### [What you have to do]
Print, word for word, the opening line of the data below and every line after it through the line that contains "const FONT = 'Liberation", but not the pictures.

### [Charts and diagrams as code]
━━━━━━
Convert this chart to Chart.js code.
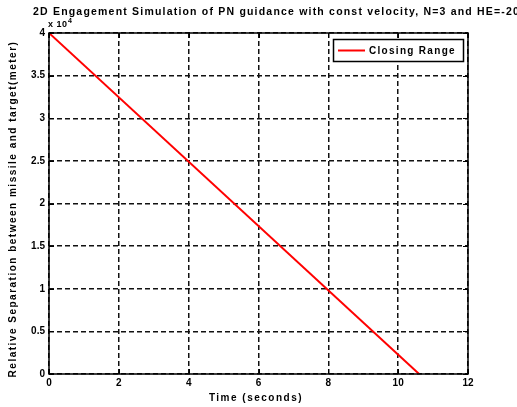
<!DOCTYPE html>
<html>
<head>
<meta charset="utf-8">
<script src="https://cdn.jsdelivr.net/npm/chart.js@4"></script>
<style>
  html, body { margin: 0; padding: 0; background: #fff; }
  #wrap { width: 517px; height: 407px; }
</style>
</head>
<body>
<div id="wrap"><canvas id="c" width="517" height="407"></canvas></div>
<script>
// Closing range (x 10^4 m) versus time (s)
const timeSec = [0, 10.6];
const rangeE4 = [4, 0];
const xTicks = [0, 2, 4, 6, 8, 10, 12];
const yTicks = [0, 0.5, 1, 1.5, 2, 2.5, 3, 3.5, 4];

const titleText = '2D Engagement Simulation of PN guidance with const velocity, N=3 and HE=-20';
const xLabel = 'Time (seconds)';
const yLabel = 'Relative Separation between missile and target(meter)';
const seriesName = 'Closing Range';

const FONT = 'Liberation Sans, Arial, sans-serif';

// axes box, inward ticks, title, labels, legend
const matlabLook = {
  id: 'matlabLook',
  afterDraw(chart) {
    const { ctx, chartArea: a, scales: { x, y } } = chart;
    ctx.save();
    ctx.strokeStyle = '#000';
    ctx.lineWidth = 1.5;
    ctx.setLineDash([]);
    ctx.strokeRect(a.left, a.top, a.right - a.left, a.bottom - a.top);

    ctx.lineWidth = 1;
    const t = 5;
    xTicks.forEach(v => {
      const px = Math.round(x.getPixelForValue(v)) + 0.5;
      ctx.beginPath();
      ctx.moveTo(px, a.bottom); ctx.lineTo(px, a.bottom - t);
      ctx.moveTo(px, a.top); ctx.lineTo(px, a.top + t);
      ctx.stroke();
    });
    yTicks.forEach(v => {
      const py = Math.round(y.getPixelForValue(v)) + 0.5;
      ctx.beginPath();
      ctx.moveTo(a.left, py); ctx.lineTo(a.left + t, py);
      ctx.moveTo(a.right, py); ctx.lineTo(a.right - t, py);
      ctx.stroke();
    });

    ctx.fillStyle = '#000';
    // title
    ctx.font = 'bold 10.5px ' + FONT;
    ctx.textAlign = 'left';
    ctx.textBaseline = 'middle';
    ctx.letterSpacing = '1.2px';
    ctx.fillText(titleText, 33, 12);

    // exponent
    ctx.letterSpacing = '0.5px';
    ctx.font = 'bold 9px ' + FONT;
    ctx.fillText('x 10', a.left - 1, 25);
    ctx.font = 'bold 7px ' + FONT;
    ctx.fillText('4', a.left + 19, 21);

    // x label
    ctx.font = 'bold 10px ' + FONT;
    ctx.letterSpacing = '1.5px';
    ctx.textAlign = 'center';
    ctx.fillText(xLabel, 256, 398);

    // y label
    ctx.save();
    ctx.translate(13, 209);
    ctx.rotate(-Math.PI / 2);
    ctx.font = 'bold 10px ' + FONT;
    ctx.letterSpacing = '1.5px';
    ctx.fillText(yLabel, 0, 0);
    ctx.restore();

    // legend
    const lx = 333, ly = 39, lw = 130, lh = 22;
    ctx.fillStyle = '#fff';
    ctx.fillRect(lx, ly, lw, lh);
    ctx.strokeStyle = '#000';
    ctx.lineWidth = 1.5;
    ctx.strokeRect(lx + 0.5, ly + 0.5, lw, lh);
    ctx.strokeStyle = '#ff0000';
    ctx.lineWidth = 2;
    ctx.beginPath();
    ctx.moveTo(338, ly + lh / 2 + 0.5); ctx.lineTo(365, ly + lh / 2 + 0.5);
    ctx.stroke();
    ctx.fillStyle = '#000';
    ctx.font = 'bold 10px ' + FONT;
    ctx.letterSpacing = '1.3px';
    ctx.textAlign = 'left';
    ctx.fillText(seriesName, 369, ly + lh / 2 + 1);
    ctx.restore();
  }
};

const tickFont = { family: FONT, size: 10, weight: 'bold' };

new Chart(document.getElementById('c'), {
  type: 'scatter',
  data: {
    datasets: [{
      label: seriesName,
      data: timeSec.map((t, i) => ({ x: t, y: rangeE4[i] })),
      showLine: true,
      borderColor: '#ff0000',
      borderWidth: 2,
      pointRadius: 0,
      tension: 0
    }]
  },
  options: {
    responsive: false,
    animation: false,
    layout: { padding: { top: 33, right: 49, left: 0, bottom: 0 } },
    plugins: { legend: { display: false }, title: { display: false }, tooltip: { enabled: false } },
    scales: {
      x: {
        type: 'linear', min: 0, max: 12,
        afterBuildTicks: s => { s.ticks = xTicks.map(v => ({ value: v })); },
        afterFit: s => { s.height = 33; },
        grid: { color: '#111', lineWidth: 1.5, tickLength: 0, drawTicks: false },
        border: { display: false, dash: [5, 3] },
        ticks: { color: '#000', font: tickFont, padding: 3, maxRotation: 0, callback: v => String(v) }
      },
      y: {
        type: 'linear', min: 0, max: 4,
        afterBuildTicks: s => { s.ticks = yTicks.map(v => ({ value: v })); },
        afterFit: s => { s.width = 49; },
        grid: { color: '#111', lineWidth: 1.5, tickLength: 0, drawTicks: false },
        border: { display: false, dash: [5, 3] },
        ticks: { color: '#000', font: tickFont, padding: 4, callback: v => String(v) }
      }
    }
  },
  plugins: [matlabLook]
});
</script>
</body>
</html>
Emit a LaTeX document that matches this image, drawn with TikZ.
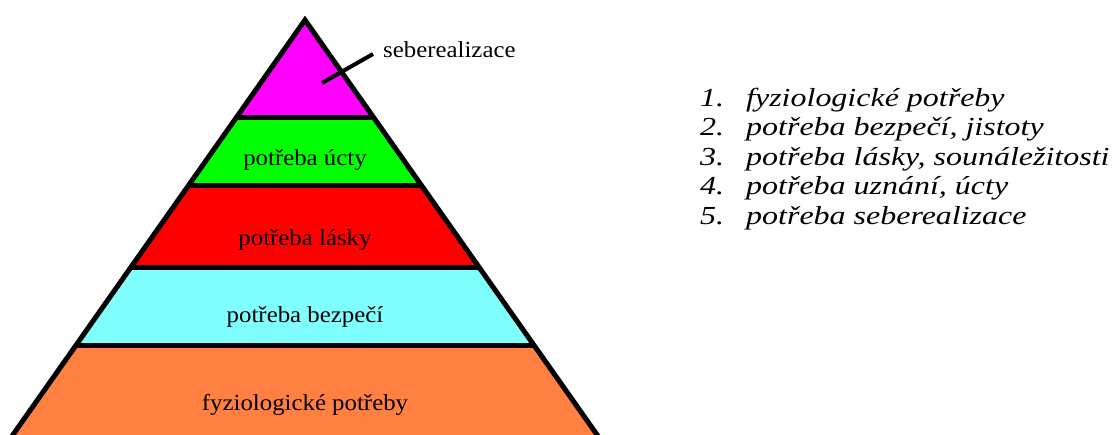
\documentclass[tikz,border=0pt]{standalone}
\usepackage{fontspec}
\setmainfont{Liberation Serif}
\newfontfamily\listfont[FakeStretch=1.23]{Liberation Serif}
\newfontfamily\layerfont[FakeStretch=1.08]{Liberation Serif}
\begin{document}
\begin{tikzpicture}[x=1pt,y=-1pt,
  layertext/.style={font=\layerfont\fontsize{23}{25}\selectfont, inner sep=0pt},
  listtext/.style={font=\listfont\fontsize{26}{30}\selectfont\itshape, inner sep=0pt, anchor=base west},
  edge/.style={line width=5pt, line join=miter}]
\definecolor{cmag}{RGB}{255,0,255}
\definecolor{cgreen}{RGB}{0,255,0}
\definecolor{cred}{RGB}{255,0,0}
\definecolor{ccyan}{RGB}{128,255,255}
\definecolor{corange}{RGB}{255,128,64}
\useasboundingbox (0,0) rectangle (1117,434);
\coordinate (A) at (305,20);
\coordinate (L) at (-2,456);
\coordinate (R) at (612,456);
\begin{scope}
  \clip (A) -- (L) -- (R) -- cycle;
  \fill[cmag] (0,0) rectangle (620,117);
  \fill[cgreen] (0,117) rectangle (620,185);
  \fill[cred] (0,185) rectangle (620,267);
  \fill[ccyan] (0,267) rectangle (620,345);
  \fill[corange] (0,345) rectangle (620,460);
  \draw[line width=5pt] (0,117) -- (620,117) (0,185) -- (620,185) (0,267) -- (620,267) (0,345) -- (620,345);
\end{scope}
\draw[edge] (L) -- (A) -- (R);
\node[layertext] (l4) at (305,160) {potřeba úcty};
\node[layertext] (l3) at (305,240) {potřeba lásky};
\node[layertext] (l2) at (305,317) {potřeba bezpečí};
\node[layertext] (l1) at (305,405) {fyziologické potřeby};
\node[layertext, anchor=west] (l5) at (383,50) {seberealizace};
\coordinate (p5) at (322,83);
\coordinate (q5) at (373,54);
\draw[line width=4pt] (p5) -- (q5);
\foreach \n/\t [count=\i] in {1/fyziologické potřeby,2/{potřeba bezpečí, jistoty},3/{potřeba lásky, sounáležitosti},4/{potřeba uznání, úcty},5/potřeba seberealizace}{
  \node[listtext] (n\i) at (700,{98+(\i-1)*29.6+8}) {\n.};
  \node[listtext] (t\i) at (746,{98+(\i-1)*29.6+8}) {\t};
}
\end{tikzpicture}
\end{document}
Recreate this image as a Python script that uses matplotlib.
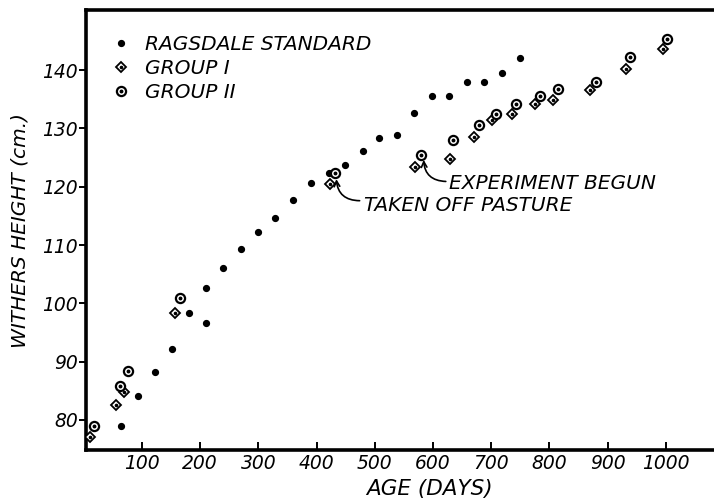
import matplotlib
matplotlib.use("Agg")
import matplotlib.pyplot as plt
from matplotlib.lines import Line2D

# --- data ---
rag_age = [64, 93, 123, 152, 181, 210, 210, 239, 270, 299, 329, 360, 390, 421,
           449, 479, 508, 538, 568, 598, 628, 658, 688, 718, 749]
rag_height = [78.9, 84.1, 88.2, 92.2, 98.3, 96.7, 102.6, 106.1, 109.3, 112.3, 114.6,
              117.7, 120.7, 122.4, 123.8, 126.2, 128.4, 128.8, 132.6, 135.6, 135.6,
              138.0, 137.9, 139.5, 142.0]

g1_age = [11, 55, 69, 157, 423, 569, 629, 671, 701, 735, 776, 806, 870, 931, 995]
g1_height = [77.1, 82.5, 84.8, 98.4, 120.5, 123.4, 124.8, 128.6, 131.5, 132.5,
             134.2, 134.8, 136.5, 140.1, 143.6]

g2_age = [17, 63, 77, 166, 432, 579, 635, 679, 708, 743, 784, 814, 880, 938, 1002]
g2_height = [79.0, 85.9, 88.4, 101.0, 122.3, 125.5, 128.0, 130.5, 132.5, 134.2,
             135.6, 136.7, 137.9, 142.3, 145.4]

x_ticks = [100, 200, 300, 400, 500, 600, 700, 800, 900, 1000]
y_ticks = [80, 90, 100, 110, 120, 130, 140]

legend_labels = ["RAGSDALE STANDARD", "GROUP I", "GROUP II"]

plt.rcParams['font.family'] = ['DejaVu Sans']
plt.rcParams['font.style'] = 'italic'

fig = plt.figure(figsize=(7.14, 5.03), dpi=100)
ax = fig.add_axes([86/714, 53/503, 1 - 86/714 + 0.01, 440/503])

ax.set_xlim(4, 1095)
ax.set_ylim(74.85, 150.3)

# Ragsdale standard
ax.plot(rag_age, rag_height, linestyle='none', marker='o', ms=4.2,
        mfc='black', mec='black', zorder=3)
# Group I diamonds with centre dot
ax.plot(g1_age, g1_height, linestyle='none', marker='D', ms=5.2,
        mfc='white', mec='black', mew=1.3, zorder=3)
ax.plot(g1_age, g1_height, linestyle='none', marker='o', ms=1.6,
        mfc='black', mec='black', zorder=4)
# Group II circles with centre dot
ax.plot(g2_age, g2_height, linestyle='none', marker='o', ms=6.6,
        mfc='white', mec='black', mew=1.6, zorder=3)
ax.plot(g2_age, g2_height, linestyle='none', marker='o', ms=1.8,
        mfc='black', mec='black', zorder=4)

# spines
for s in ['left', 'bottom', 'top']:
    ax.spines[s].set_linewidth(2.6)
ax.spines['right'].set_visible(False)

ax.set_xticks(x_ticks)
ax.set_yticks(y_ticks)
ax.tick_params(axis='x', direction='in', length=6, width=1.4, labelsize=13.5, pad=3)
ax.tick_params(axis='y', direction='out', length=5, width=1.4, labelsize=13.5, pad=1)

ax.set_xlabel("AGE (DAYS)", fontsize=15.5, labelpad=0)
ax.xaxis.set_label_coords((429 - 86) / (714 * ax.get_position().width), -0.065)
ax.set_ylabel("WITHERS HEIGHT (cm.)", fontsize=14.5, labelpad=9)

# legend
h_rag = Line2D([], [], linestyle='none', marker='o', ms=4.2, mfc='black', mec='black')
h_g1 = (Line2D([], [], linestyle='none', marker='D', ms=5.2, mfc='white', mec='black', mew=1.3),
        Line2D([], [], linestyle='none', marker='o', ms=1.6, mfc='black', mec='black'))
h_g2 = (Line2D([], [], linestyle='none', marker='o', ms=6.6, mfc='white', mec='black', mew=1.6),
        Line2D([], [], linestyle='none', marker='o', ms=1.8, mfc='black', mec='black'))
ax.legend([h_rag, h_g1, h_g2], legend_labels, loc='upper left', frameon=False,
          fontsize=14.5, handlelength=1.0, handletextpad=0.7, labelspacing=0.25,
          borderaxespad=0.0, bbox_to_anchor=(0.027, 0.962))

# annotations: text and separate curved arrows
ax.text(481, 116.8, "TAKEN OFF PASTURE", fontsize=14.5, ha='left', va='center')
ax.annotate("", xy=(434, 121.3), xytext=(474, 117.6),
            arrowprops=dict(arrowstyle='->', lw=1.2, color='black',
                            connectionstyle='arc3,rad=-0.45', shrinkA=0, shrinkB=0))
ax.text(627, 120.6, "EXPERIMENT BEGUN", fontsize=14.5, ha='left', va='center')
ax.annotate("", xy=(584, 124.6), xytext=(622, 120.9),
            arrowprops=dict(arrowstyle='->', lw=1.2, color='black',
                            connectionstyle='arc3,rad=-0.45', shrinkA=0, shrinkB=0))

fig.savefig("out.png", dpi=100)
━━━━━━
### [Written solution]
Convert this chart to Chart.js code.
<!DOCTYPE html>
<html>
<head>
<meta charset="utf-8">
<script src="https://cdn.jsdelivr.net/npm/chart.js@4"></script>
<style>
  html, body { margin: 0; padding: 0; background: #fff; }
  #wrap { width: 517px; height: 407px; }
</style>
</head>
<body>
<div id="wrap"><canvas id="c" width="517" height="407"></canvas></div>
<script>
// Closing range (x 10^4 m) versus time (s)
const timeSec = [0, 10.6];
const rangeE4 = [4, 0];
const xTicks = [0, 2, 4, 6, 8, 10, 12];
const yTicks = [0, 0.5, 1, 1.5, 2, 2.5, 3, 3.5, 4];

const titleText = '2D Engagement Simulation of PN guidance with const velocity, N=3 and HE=-20';
const xLabel = 'Time (seconds)';
const yLabel = 'Relative Separation between missile and target(meter)';
const seriesName = 'Closing Range';

const FONT = 'Liberation Sans, Arial, sans-serif';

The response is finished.